**DATA ROWS:**
-=-=-

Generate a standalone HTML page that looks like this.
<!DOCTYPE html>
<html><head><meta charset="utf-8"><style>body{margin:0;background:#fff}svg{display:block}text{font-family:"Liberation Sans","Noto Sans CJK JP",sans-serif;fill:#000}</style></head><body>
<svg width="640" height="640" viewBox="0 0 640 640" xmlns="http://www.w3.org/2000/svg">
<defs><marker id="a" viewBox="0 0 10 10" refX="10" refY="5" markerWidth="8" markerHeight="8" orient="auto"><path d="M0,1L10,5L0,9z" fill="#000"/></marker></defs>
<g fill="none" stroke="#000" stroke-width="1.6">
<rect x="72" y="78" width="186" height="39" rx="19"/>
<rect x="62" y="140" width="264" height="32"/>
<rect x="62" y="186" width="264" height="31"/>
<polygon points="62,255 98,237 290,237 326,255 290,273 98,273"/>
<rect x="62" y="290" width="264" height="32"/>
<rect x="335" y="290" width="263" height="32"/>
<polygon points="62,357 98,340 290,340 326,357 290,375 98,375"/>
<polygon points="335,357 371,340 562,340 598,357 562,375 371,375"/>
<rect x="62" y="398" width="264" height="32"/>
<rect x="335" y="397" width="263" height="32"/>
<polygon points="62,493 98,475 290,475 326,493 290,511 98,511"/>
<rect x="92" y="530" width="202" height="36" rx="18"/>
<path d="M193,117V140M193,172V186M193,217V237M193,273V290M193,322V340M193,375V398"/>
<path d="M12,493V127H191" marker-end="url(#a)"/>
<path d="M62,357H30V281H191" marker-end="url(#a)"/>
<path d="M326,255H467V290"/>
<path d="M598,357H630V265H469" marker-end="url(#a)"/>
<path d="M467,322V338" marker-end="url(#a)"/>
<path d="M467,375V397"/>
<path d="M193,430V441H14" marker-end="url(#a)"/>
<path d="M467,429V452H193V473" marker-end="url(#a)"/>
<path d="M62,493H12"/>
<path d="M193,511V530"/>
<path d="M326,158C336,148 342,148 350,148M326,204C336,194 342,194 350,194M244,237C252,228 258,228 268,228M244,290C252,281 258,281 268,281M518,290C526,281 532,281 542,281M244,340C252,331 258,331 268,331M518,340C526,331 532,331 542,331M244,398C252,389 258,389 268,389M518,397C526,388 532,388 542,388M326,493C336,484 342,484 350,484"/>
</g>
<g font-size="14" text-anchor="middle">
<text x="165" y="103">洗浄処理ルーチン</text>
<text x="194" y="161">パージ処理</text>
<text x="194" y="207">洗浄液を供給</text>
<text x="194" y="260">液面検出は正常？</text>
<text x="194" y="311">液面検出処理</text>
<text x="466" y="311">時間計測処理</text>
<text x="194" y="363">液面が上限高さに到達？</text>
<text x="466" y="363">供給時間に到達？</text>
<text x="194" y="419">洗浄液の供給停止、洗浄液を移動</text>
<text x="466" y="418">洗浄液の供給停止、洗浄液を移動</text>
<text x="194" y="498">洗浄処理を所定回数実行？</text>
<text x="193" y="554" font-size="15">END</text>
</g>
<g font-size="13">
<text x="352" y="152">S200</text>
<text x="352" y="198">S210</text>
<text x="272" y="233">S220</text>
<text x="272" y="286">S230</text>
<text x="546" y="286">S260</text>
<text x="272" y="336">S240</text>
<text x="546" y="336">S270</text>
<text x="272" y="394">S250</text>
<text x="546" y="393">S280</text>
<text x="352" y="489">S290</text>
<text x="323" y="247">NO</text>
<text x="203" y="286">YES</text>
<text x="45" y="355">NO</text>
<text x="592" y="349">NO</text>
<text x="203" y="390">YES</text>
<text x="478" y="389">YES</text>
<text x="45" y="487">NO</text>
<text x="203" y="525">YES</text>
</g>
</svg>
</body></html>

-=-=-

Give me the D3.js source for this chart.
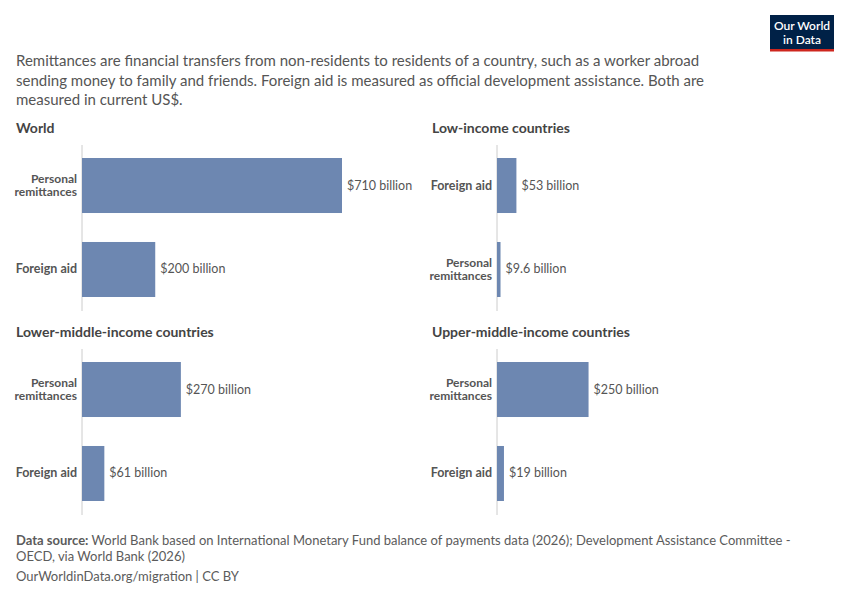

-=-=-

**YOUR GOAL:**
Find how many lines in the listing contain the word "this" and give that count alone.

**FINAL RESULT:**
2